Well, this keeps going on where he just keeps trying to argue with me so I will buy the pest control service and ends with me saying, "I'm done with this, I'm closing the door on you, please leave."

Now's when I get really assertive. I called 1800TERMINIX and got the local branch's phone number. Then I called and told them that I was just harrassed by one of their employees at my own home and I live in a neighborhood that does not accept soliciting, etc, etc.

And, I'm not a bitch or anything, I tell the woman I don't want this kid to be in trouble or anything, he's just doing a really bad job and someone needs to work with him. The woman knew who I was talking about right away and said she would be talking to her manager about it.
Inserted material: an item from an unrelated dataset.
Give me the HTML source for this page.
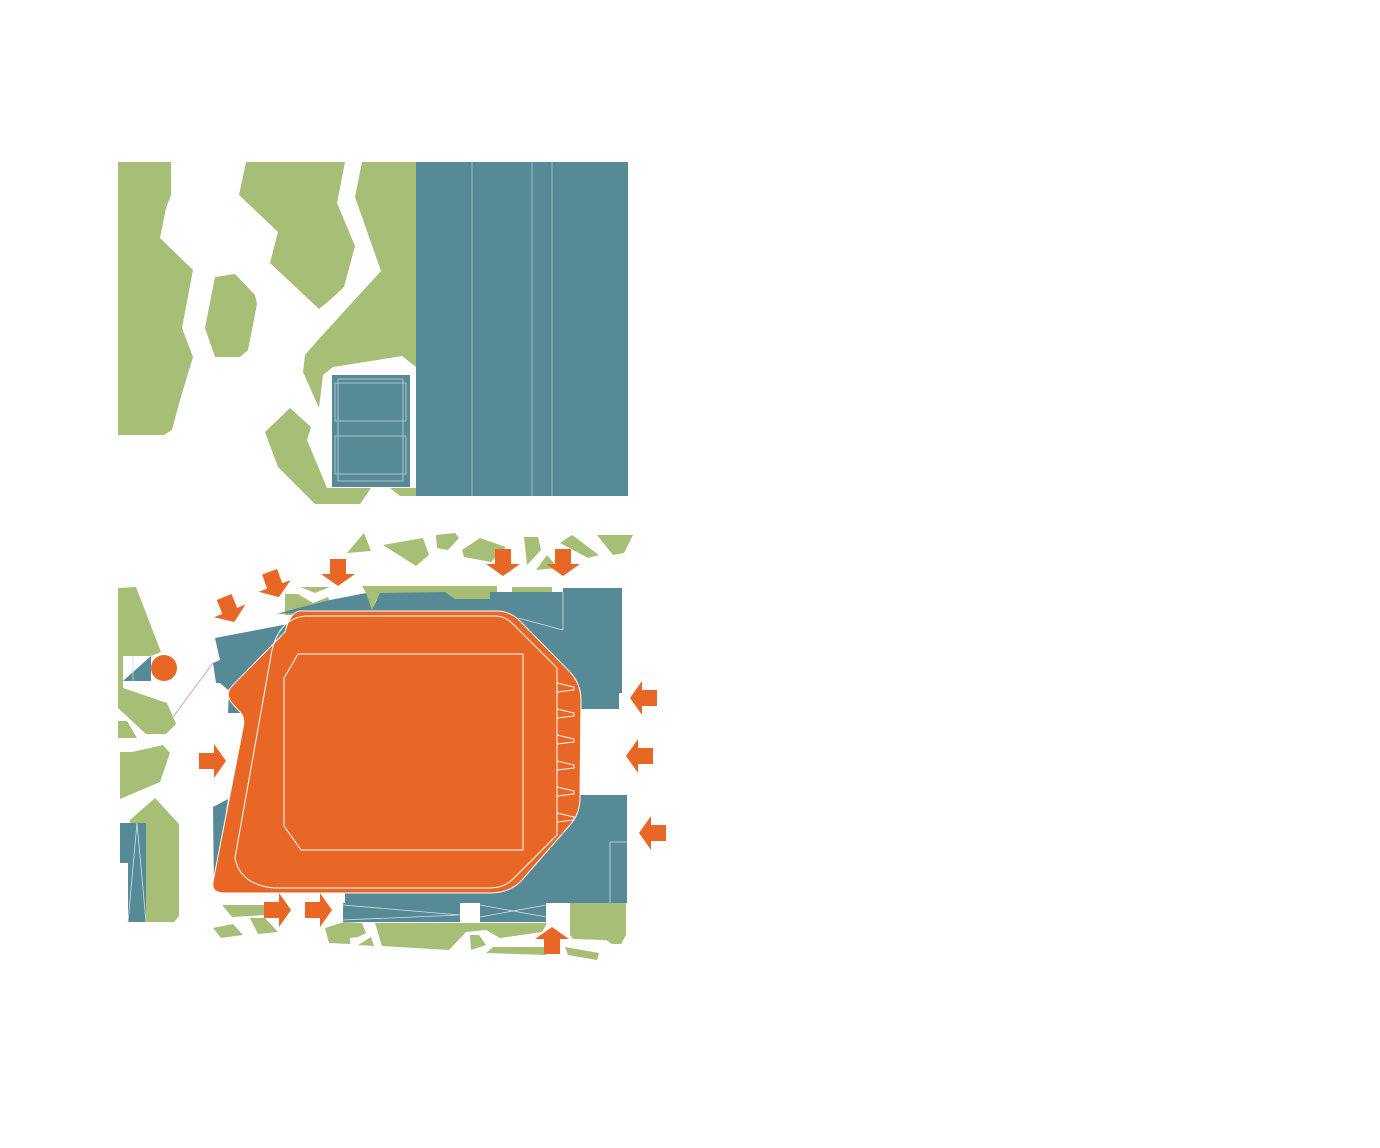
<!DOCTYPE html>
<html><head><style>html,body{margin:0;padding:0;background:#fff;}svg{display:block}</style></head>
<body>
<svg width="1380" height="1148" viewBox="0 0 1380 1148" xmlns="http://www.w3.org/2000/svg">
<defs>
<g id="ar"><path d="M-13,-8 L2,-8 L2,-17 L14,0 L2,17 L2,8 L-13,8 Z" fill="#E96726"/></g>
</defs>
<g fill="#A6BE76">
<polygon points="118,162 171,162 171,195 166,208 160,238 193,270 182,328 193,357 180,400 172,430 164,435 118,435"/>
<polygon points="246,162 345,162 337,203 355,246 344,287 330,300 319,309 270,263 278,232 239,195"/>
<polygon points="362,162 416,162 416,367 402,356 333,367 323,375 319,408 303,372 305,355 318,340 381,271 355,197"/>
<polygon points="215,277 235,274 255,295 257,304 248,350 240,357 215,357 205,328"/>
<polygon points="290,408 311,427 307,440 327,488 371,488 360,504 315,504 278,467 265,432"/>
<polygon points="390,488 416,488 416,496 400,496"/>
</g>
<rect x="416" y="162" width="212" height="334" fill="#578A97"/>
<g stroke="#9fbcc4" stroke-width="1"><line x1="472" y1="162" x2="472" y2="496"/><line x1="532" y1="162" x2="532" y2="496"/><line x1="552" y1="162" x2="552" y2="496"/></g>
<rect x="332" y="375" width="78" height="112" fill="#578A97"/>
<g fill="none" stroke="#a8c3ca" stroke-width="1"><rect x="338" y="379" width="65" height="102"/><rect x="335" y="383" width="71" height="38"/><rect x="335" y="436" width="71" height="38"/></g>

<g fill="#A6BE76">
<polygon points="347,553 364,533 371,551"/>
<polygon points="383,545 423,538 429,555 416,566"/>
<polygon points="436,535 455,533 459,538 448,550 437,548"/>
<polygon points="462,550 480,538 506,547 491,562 464,557"/>
<polygon points="524,537 538,537 541,550 527,565"/>
<polygon points="536,570 547,555 558,568"/>
<polygon points="560,543 572,535 599,555 588,558"/>
<polygon points="597,535 633,535 624,553 613,555"/>
<polygon points="118,588 136,587 161,652 151,656 123,656 123,688 167,703 176,724 166,734 146,734 118,708"/>
<polygon points="118,721 127,721 137,738 118,738"/>
<polygon points="120,752 132,752 163,745 170,753 160,782 120,799"/>
<polygon points="130,820 155,798 179,824 179,916 174,922 146,922 146,823 130,823"/>
<polygon points="222,905 265,905 265,915 232,917"/>
<polygon points="213,928 233,924 243,935 221,938"/>
<polygon points="250,918 265,918 278,932 258,934"/>
<polygon points="325,928 344,922 362,923 366,933 358,937 350,938 350,944 329,943"/>
<polygon points="358,945 371,937 374,946"/>
<polygon points="375,923 547,923 542,932 500,938 486,930 466,932 449,950 382,946"/>
<polygon points="470,935 479,935 486,945 471,950"/>
<polygon points="486,953 493,947 545,947 546,955"/>
<polygon points="565,947 599,953 597,960 568,955"/>
<polygon points="570,903 626,903 626,935 621,944 612,944 606,940 573,939 570,935"/>
<polygon points="362,586 497,586 497,600 455,600 446,593 383,593 376,600 372,612 366,593"/>
<rect x="512" y="587" width="40" height="12"/>
<polygon points="285,594 298,594 313,603 328,597 333,608 300,615 285,615"/>
<polygon points="300,587 330,587 315,593"/>
</g>
<g fill="#578A97">
<polygon points="123,681 151,656 151,681"/>
<rect x="120" y="823" width="26" height="40"/>
<rect x="128" y="823" width="18" height="99"/>
<polygon points="277,614 298,608 330,600 366,593 372,610 380,593 445,592 455,599 490,599 490,592 563,592 563,588 622,588 622,693 575,693 575,660 540,620 510,612 300,613"/>
<rect x="490" y="600" width="90" height="100"/>
<rect x="580" y="693" width="39" height="16"/>
<polygon points="215,638 283,625 300,620 260,660 229,690 228,713 240,713 240,700 220,683 216,683 213,663 220,660"/>
<polygon points="213,807 228,799 214,892"/>
<rect x="580" y="795" width="47" height="108"/>
<rect x="500" y="795" width="85" height="100"/>
<rect x="345" y="880" width="282" height="23"/>
<rect x="343" y="903" width="117" height="19"/>
<rect x="480" y="903" width="66" height="19"/>
</g>
<g stroke="#cfe0e4" stroke-width="0.8" fill="none">
<line x1="133" y1="656" x2="133" y2="681"/>
<polyline points="128,922 137,823 146,922"/>
<line x1="610" y1="842" x2="610" y2="903"/><line x1="610" y1="842" x2="627" y2="842"/>
<polyline points="343,905 460,915 343,920"/><polyline points="480,905 546,917"/><polyline points="480,917 546,905"/>
<polyline points="518,618 563,630 563,592"/>
</g>
<line x1="173" y1="717" x2="213" y2="663" stroke="#d58abf" stroke-width="0.8"/>
<circle cx="164" cy="668" r="13" fill="#E96726"/>
<path d="M300 611 L497 611 Q510 611 520 621 L570 672 Q581 684 581 700 L580 800 Q579 815 570 825 L522 880 Q510 893 490 893 L225 893 Q211 893 213 882 L243 728 Q246 716 238 710 L231 702 Q225 693 232 686 L285 632 Q290 612 300 611 Z" fill="#E96726" stroke="#fff" stroke-width="1"/>
<path d="M306 616 L495 616 Q505 616 513 624 L557 668 L557 835 L512 880 Q503 888 490 888 L275 888 Q240 885 235 858 L272 650 Q280 618 306 616 Z" fill="none" stroke="#fff" stroke-width="1"/>
<polygon points="298,654 523,654 523,850 301,850 284,826 284,678" fill="none" stroke="#fff" stroke-width="1"/>
<g fill="none" stroke="#fff" stroke-width="0.9">
<polyline points="557,683 574,687 574,690 557,692"/>
<polyline points="557,709 574,713 574,716 557,718"/>
<polyline points="557,735 574,739 574,742 557,744"/>
<polyline points="557,761 574,765 574,768 557,770"/>
<polyline points="557,787 574,791 574,794 557,796"/>
<polyline points="557,813 574,817 574,820 557,822"/>
</g>
<use href="#ar" transform="translate(229,609) rotate(68)"/>
<use href="#ar" transform="translate(274,584) rotate(70)"/>
<use href="#ar" transform="translate(338,572) rotate(90)"/>
<use href="#ar" transform="translate(503,562) rotate(90)"/>
<use href="#ar" transform="translate(563,562) rotate(90)"/>
<use href="#ar" transform="translate(644,698) rotate(180)"/>
<use href="#ar" transform="translate(640,756) rotate(180)"/>
<use href="#ar" transform="translate(653,833) rotate(180)"/>
<use href="#ar" transform="translate(212,761)"/>
<use href="#ar" transform="translate(277,910)"/>
<use href="#ar" transform="translate(318,910)"/>
<use href="#ar" transform="translate(552,941) rotate(-90)"/>
</svg>
</body></html>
Will she actually do anything? Who knows. Will this kid go to a customer service training or get fired or something? Who knows. All I know is when I hung up the phone, only then did my blood pressure return back to a normal range.

Good for me.

Sunday, June 03, 2007

Thank you, nasty chicken

This is my 200th post!!!

About thirty minutes ago, Keith took some chicken out of the refrigerator to cook for dinner... only to discover it spoiled early. Gross! The result? He took Jack with him to a quick Publix run to buy more chicken. I've been awarded thrity minutes of total alone time in my house. I can't even believe it really.

What a gift. What an amazing man I married. Truly.

Friday, June 01, 2007

Jack, the lil tadpole

OK, so Jack's swimming... sort of? He is screaming and crying and saying "Uh-oh" amidst his sobs... but he's learning? Maybe?

The swim teacher is GREAT and I have no doubt that he's going to be swimming for real soon and probably really liking it. He's just not liking it YET. But... He's gone under and has held on to the side of the pool and everything, so we're off to a good start.

It's very... emotional, obviously. We have to restrain ourselves from jumping in and "rescuing" him from the evil swim teacher. I just about had a breakdown the first time she put him under the water. Then, I missed the second day because I couldn't get out of work early enough. The guilt from that was probably worse than the guilt felt from watching the actual lesson.

I'd like to think that he will learn to swim and love it and most importantly, be able to get out of a pool if he inadvertently falls in one, but who knows right now?

One funny result of swim lessons... there's been a resurgence of Jack using the phrase, "I sorry." He says it during the lesson whenever Trish, the swim teacher does something he doesn't like. Now he's saying "I sorry" just about every two minutes. If he accidentally brushes against your hand while walking by you, he says, "I sorry." If he drops his blanket, "I sorry". It's getting to the point of insane repitition, but yet, still funny.

Tonight we went out to dinner at the worst barbeque place I've ever been... and there was a deer head on the wall. Jack thought it was a zebra. Hee hee.